╭─ Supplied records

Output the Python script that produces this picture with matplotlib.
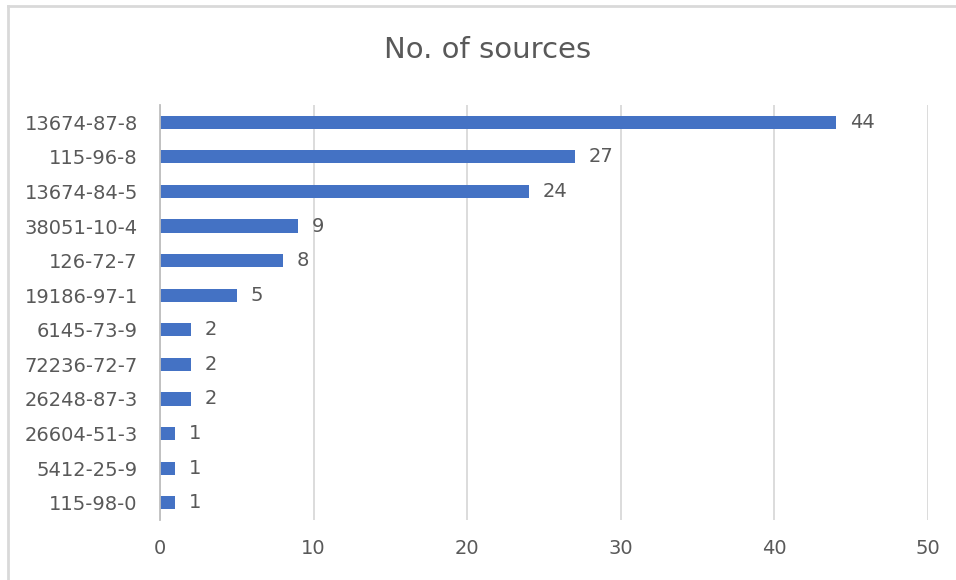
import matplotlib.pyplot as plt
from matplotlib.lines import Line2D

categories = ["13674-87-8", "115-96-8", "13674-84-5", "38051-10-4", "126-72-7",
              "19186-97-1", "6145-73-9", "72236-72-7", "26248-87-3", "26604-51-3",
              "5412-25-9", "115-98-0"]
sources = [44, 27, 24, 9, 8, 5, 2, 2, 2, 1, 1, 1]
x_ticks = [0, 10, 20, 30, 40, 50]

BAR_COLOR = "#4472C4"
TEXT_COLOR = "#595959"
GRID_COLOR = "#D9D9D9"

fig = plt.figure(figsize=(9.56, 5.8), dpi=100)
ax = fig.add_axes([160 / 956, 1 - 520 / 580, 768 / 956, 415 / 580])

ypos = list(range(len(categories)))
ax.barh(ypos, sources, height=0.38, color=BAR_COLOR, zorder=3)

for y, v in zip(ypos, sources):
    ax.annotate(str(v), (v, y), xytext=(10, 0), textcoords="offset points",
                va="center", ha="left", fontsize=14, color=TEXT_COLOR)

ax.set_xlim(0, 50)
ax.set_ylim(len(categories) - 0.5, -0.5)
ax.set_xticks(x_ticks)
ax.set_yticks(ypos)
ax.set_yticklabels(categories)
ax.tick_params(axis="both", length=0, labelsize=14, labelcolor=TEXT_COLOR)
ax.tick_params(axis="x", pad=14)
ax.tick_params(axis="y", pad=16)

ax.grid(axis="x", color=GRID_COLOR, linewidth=1.3, zorder=0)
for side in ["top", "right", "bottom"]:
    ax.spines[side].set_visible(False)
ax.spines["left"].set_color("#BFBFBF")
ax.spines["left"].set_linewidth(1.3)
ax.spines["left"].set_zorder(4)

fig.text(488 / 956, 1 - 50 / 580, "No. of sources", ha="center", va="center",
         fontsize=21, color=TEXT_COLOR)

# chart border (only left and top visible in the crop)
fig.add_artist(Line2D([8 / 956, 8 / 956], [0, 1 - 6 / 580], transform=fig.transFigure,
                      color=GRID_COLOR, linewidth=2))
fig.add_artist(Line2D([8 / 956, 1], [1 - 6 / 580, 1 - 6 / 580], transform=fig.transFigure,
                      color=GRID_COLOR, linewidth=2))

fig.savefig("out.png", dpi=100)
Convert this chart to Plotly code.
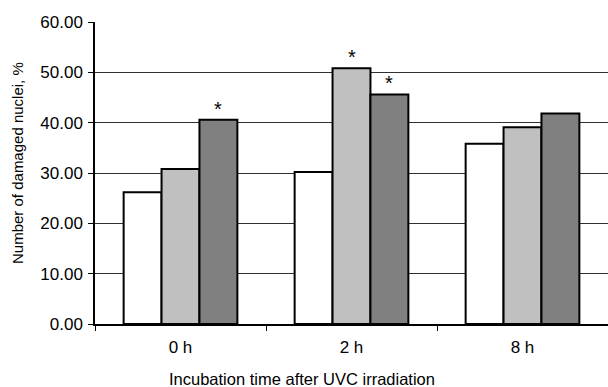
import plotly.graph_objects as go

categories = ["0 h", "2 h", "8 h"]
series_white = [26.2, 30.2, 35.8]
series_light = [30.8, 50.8, 39.1]
series_dark = [40.6, 45.6, 41.8]
y_ticks = [0, 10, 20, 30, 40, 50, 60]
# asterisks: (series index, category index)
stars = [(2, 0), (1, 1), (2, 1)]

bargap = 0.335
bw = (1 - bargap) / 3
all_series = [series_white, series_light, series_dark]
colors = ["#ffffff", "#c0c0c0", "#808080"]

W, H = 608, 387
ML, MR, MT, MB = 95, 0, 22, 63

fig = go.Figure()
for vals, col in zip(all_series, colors):
    fig.add_trace(go.Bar(x=categories, y=vals, marker=dict(color=col, line=dict(color="black", width=2)),
                         showlegend=False, hoverinfo="skip"))

for s, c in stars:
    fig.add_annotation(x=c + (s - 1) * bw, y=all_series[s][c], xref="x", yref="y", text="*",
                       showarrow=False, yshift=11, font=dict(size=20, color="black", family="Liberation Sans"))

pw = W - ML - MR
ph = H - MT - MB
# axis titles placed as annotations
fig.add_annotation(text="Number of damaged nuclei, %", textangle=-90, showarrow=False,
                   xref="paper", yref="paper", x=(17 - ML) / pw, y=(MT + ph - 163) / ph,
                   xanchor="center", yanchor="middle",
                   font=dict(size=15, color="black"))
fig.add_annotation(text="Incubation time after UVC irradiation", showarrow=False,
                   xref="paper", yref="paper", x=(302 - ML) / pw, y=-(379 - (MT + ph)) / ph,
                   xanchor="center", yanchor="middle", font=dict(size=16.5, color="black"))

fig.update_layout(
    width=W, height=H,
    margin=dict(l=ML, r=MR, t=MT, b=MB),
    plot_bgcolor="white", paper_bgcolor="white",
    barmode="group", bargap=bargap, bargroupgap=0,
    font=dict(family="Liberation Sans, Arial", color="black", size=17),
)
fig.update_xaxes(
    automargin=False,
    showline=True, linecolor="black", linewidth=1.5,
    ticks="outside", tickson="boundaries", ticklen=5, tickcolor="black",
    ticklabelstandoff=7,
    showgrid=False,
)
fig.update_yaxes(
    automargin=False,
    range=[0, 60], tickvals=y_ticks, tickformat=".2f",
    showline=True, linecolor="black", linewidth=1.5,
    ticks="outside", ticklen=5, tickcolor="black",
    ticklabelstandoff=2,
    showgrid=True, gridcolor="#303030", gridwidth=1,
    zeroline=False,
)
fig.write_html("out.html", config={"displayModeBar": False},
               post_script="document.body.style.margin='0';")
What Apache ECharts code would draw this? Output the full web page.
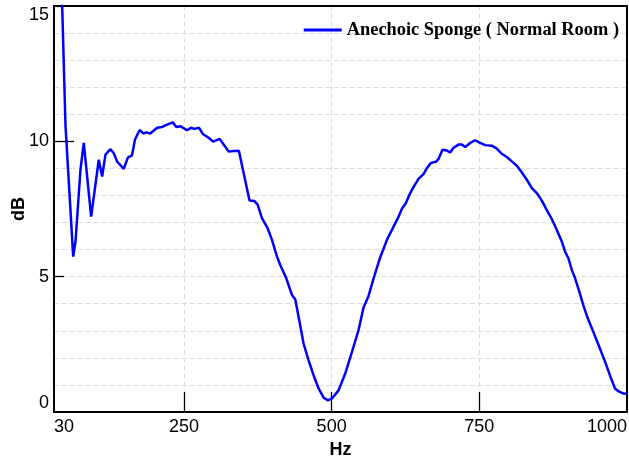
<!DOCTYPE html>
<html>
<head>
<meta charset="utf-8">
<script src="https://cdn.jsdelivr.net/npm/echarts@6/dist/echarts.min.js"></script>
<style>
  html, body { margin: 0; padding: 0; background: #fff; }
  #chart { width: 629px; height: 463px; }
</style>
</head>
<body>
<div id="chart"></div>
<script>
// Frequency response of the anechoic sponge measured in a normal room
const seriesName = 'Anechoic Sponge ( Normal Room )';
const hz = [40, 49.5, 62.5, 66.4, 74.8, 80.4, 92.9, 105.8, 111.5, 117.1, 125.6, 131.2, 136.9, 148.1, 155, 162, 167, 175, 181, 186.5,
  193, 204.6, 213, 221.5, 231, 237, 244, 255, 262, 267.6, 275.6, 282.4, 291.8, 299.3, 310.4, 317.2, 325.7, 334, 343, 351,
  361, 369, 374.7, 382, 391.6, 399, 407.5, 413, 423, 432.9, 438.5, 444, 452.5, 461, 469.4, 477.9, 486.4, 493.8, 500.6, 511.7,
  523, 534.4, 545.6, 554, 562.5, 571, 582, 593.6, 604.8, 613, 619, 625.7, 633, 637.6, 647, 655.5, 661.3, 668, 677, 681,
  687.6, 695, 700.7, 706.3, 714.7, 720.5, 726, 734.5, 743, 751.4, 760, 771, 779.6, 788, 796.6, 805, 813.5, 822, 830.4, 839,
  847.3, 855.8, 864, 872.7, 881, 889.6, 895, 900.8, 906.5, 912, 919.4, 926, 933.6, 943, 953, 963, 971, 979.7, 985.3, 993.8, 1000];
const db = [18, 10.56, 5.74, 6.30, 8.95, 9.94, 7.22, 9.32, 8.70, 9.51, 9.71, 9.56, 9.25, 8.98, 9.40, 9.48, 10.06, 10.42, 10.29, 10.33,
  10.29, 10.50, 10.53, 10.62, 10.70, 10.53, 10.56, 10.41, 10.50, 10.46, 10.50, 10.26, 10.13, 9.99, 10.09, 9.88, 9.62, 9.64, 9.65, 8.83,
  7.81, 7.80, 7.66, 7.16, 6.79, 6.36, 5.74, 5.43, 4.95, 4.32, 4.16, 3.52, 2.53, 1.91, 1.36, 0.87, 0.53, 0.43, 0.50, 0.80,
  1.42, 2.22, 3.03, 3.86, 4.29, 4.94, 5.70, 6.36, 6.85, 7.20, 7.51, 7.72, 8.09, 8.27, 8.61, 8.79, 9.01, 9.20, 9.25, 9.35,
  9.69, 9.66, 9.59, 9.76, 9.88, 9.88, 9.79, 9.94, 10.04, 9.94, 9.86, 9.84, 9.73, 9.54, 9.42, 9.26, 9.10, 8.85, 8.58, 8.27,
  8.09, 7.81, 7.47, 7.13, 6.73, 6.30, 5.93, 5.68, 5.25, 4.95, 4.44, 3.95, 3.46, 2.96, 2.41, 1.85, 1.36, 0.87, 0.77, 0.68, 0.67];

const xLabels = [30, 250, 500, 750, 1000];
const xTicks = [250, 500, 750];
const yShortTicks = [5];
const yLongTicks = [10];
const xMin = 30, xMax = 1000;
const yMin = 0, yMax = 15, yStep = 5;

const chart = echarts.init(document.getElementById('chart'), null, { renderer: 'canvas' });
const gridDash = { color: '#dcdcdc', width: 1, type: [5, 3] };
const tickFont = { color: '#000', fontFamily: 'Liberation Sans, Arial, sans-serif', fontSize: 18 };
const nameFont = { fontFamily: 'Liberation Sans, Arial, sans-serif', fontWeight: 'bold', fontSize: 18, color: '#000' };
const frameLine = { show: true, onZero: false, lineStyle: { color: '#000', width: 2 } };
const tickStyle = { color: '#000', width: 1.3 };

// plain axis used only to draw a frame edge (top / right) or an extra set of ticks
function frameAxis(extra) {
  return Object.assign({
    type: 'value',
    axisLine: frameLine,
    axisTick: { show: false },
    axisLabel: { show: false },
    splitLine: { show: false }
  }, extra);
}

chart.setOption({
  animation: false,
  backgroundColor: '#fff',
  grid: { left: 54, right: 2, top: 6, bottom: 51, outerBoundsMode: 'none', containLabel: false },
  legend: {
    right: 5, top: 16,
    icon: 'rect', itemWidth: 38, itemHeight: 3, itemGap: 7,
    textStyle: { fontFamily: 'Liberation Serif, Times New Roman, serif', fontWeight: 'bold', fontSize: 18.4, color: '#000' },
    data: [seriesName]
  },
  xAxis: [{
    type: 'value', min: xMin, max: xMax, position: 'bottom',
    name: 'Hz', nameLocation: 'middle', nameGap: 29, nameMoveOverlap: false,
    nameTextStyle: nameFont,
    axisLine: frameLine,
    axisTick: { show: true, inside: true, length: 20, customValues: xTicks, lineStyle: tickStyle },
    axisLabel: Object.assign({
      show: true, margin: 6, customValues: xLabels, alignMinLabel: 'left', alignMaxLabel: 'right',
      formatter: v => String(v)
    }, tickFont),
    splitLine: { show: true, lineStyle: gridDash }
  }, frameAxis({ min: xMin, max: xMax, position: 'top' })],
  yAxis: [{
    type: 'value', min: yMin, max: yMax, interval: yStep, position: 'left',
    name: 'dB', nameLocation: 'middle', nameGap: 26, nameMoveOverlap: false,
    nameTextStyle: nameFont,
    axisLine: frameLine,
    axisTick: { show: true, inside: true, length: 10, customValues: yShortTicks, lineStyle: tickStyle },
    axisLabel: Object.assign({ show: true, margin: 5, verticalAlignMinLabel: 'bottom', verticalAlignMaxLabel: 'top' }, tickFont),
    splitLine: { show: true, lineStyle: gridDash },
    minorTick: { show: false, splitNumber: 5 },
    minorSplitLine: { show: true, lineStyle: gridDash }
  },
  frameAxis({
    min: yMin, max: yMax, position: 'left', offset: 0,
    axisTick: { show: true, inside: true, length: 20, customValues: yLongTicks, lineStyle: tickStyle }
  }),
  frameAxis({ min: yMin, max: yMax, position: 'right' })],
  series: [{
    name: seriesName,
    type: 'line',
    xAxisIndex: 0, yAxisIndex: 0,
    symbol: 'none',
    smooth: false,
    clip: true,
    lineStyle: { color: '#0000ff', width: 2.5 },
    itemStyle: { color: '#0000ff' },
    data: hz.map((f, i) => [f, db[i]])
  }]
});
</script>
</body>
</html>
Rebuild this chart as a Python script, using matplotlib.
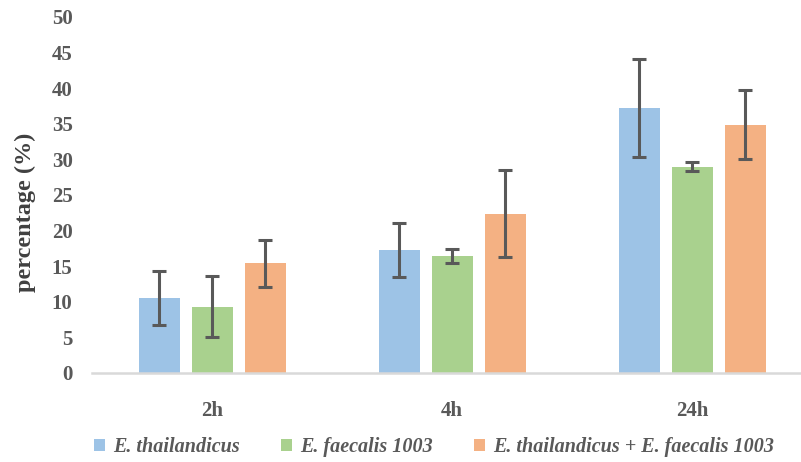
import numpy as np
from matplotlib import pyplot as plt
from matplotlib.patches import Patch

times = ['2h', '4h', '24h']
series = ['E. thailandicus', 'E. faecalis 1003', 'E. thailandicus + E. faecalis 1003']
means = [
    [10.5, 17.3, 37.2],
    [9.3, 16.4, 29.0],
    [15.4, 22.4, 34.9],
]
errs = [
    [3.8, 3.8, 6.9],
    [4.3, 1.0, 0.6],
    [3.3, 6.1, 4.8],
]
colors = ['#9DC3E6', '#A9D18E', '#F4B183']

plt.rcParams['font.family'] = ['Liberation Serif', 'DejaVu Serif']

fig = plt.figure(figsize=(8.01, 4.62), dpi=100)
ax = fig.add_axes([92/801, 89/462, 709/801, 356/462])

x = np.arange(len(times))
w = 53/240
for i in range(3):
    ax.bar(x + (i - 1)*w, means[i], width=41/240, color=colors[i],
           yerr=errs[i], error_kw=dict(ecolor='#595959', elinewidth=2.2, capsize=5, capthick=2.2))

ax.set_xlim(-0.5, -0.5 + 709/240)
ax.set_ylim(0, 50)
ax.set_yticks(range(0, 51, 5))
ax.set_xticks(x)
ax.set_xticklabels(times)
ax.tick_params(axis='both', length=0, labelsize=15, labelcolor='#595959')
ax.tick_params(axis='y', pad=14)
ax.tick_params(axis='x', pad=20)
for lbl in ax.get_xticklabels() + ax.get_yticklabels():
    lbl.set_fontweight('bold')
for s in ['top', 'right', 'left']:
    ax.spines[s].set_visible(False)
ax.spines['bottom'].set_color('#D9D9D9')
ax.spines['bottom'].set_linewidth(1.8)

ax.set_ylabel('percentage (%)', fontsize=17.5, fontweight='bold', color='#404040')
ax.yaxis.set_label_coords(-56/709, 0.452)

handles = [Patch(facecolor=c) for c in colors]
fig.legend(handles, series, loc='center', bbox_to_anchor=(434/801, 1 - 447/462), ncol=3,
           frameon=False, handlelength=0.55, handleheight=0.55, handletextpad=0.4, columnspacing=2.05,
           prop=dict(family='Liberation Serif', style='italic', weight='bold', size=14.5),
           labelcolor='#595959')

fig.savefig('out.png', dpi=100)
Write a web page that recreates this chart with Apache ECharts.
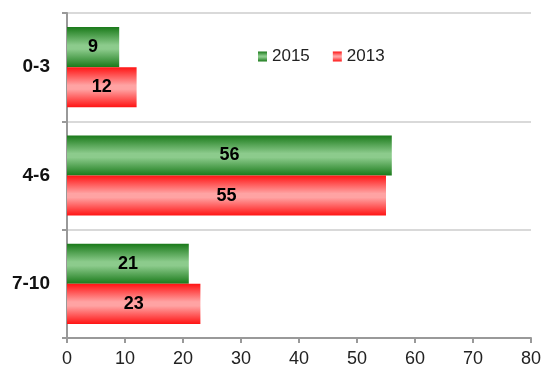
<!DOCTYPE html>
<html>
<head>
<meta charset="utf-8">
<script src="https://cdn.jsdelivr.net/npm/echarts@6/dist/echarts.min.js"></script>
<style>
  html, body { margin: 0; padding: 0; background: #fff; }
  #chart { width: 544px; height: 370px; }
</style>
</head>
<body>
<div id="chart"></div>
<script>
// Age groups and counts per year
const categories = ['0-3', '4-6', '7-10'];
const values2015 = [9, 56, 21];
const values2013 = [12, 55, 23];
const xTicks = { min: 0, max: 80, interval: 10 };

function bandGradient(edge, mid) {
  return new echarts.graphic.LinearGradient(0, 0, 0, 1, [
    { offset: 0, color: edge },
    { offset: 0.45, color: mid },
    { offset: 0.55, color: mid },
    { offset: 1, color: edge }
  ]);
}

const labelStyle = {
  show: true,
  position: 'inside',
  color: '#000',
  fontSize: 18,
  fontWeight: 'bold',
  fontFamily: 'Liberation Sans, Arial, sans-serif'
};

const chart = echarts.init(document.getElementById('chart'));
chart.setOption({
  animation: false,
  textStyle: { fontFamily: 'Liberation Sans, Arial, sans-serif' },
  grid: { left: 67, right: 11, top: 13, bottom: 32, containLabel: false },
  legend: {
    data: ['2015', '2013'],
    left: 253,
    top: 43,
    icon: 'rect',
    itemWidth: 9,
    itemHeight: 10,
    itemGap: 23,
    textStyle: { fontSize: 17, color: '#222' }
  },
  xAxis: {
    type: 'value',
    min: xTicks.min,
    max: xTicks.max,
    interval: xTicks.interval,
    axisLine: { show: true, lineStyle: { color: '#999', width: 2 } },
    axisTick: { show: true, length: 5, lineStyle: { color: '#999', width: 2 } },
    splitLine: { show: false },
    axisLabel: { color: '#222', fontSize: 18, margin: 12 }
  },
  yAxis: {
    type: 'category',
    data: categories,
    inverse: true,
    axisLine: { show: true, lineStyle: { color: '#999', width: 2 } },
    axisTick: { show: true, length: 5, lineStyle: { color: '#999', width: 2 } },
    splitLine: { show: true, lineStyle: { color: '#d9d9d9', width: 2 } },
    axisLabel: { color: '#111', fontSize: 19, fontWeight: 'bold', margin: 17 }
  },
  series: [
    {
      name: '2015',
      type: 'bar',
      data: values2015,
      barGap: '0%',
      barCategoryGap: '26%',
      itemStyle: { color: bandGradient('#1a7a1a', '#8ccb8c') },
      label: labelStyle
    },
    {
      name: '2013',
      type: 'bar',
      data: values2013,
      barGap: '0%',
      barCategoryGap: '26%',
      itemStyle: { color: bandGradient('#ff1414', '#ffa3a3') },
      label: labelStyle
    }
  ]
});
</script>
</body>
</html>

╰─

» The task
Among the lines of the data, identify those with the word "that". Copy each of them.

» The completed task
Output the Python script that produces this picture with matplotlib.
Write a web page that recreates this chart with Apache ECharts.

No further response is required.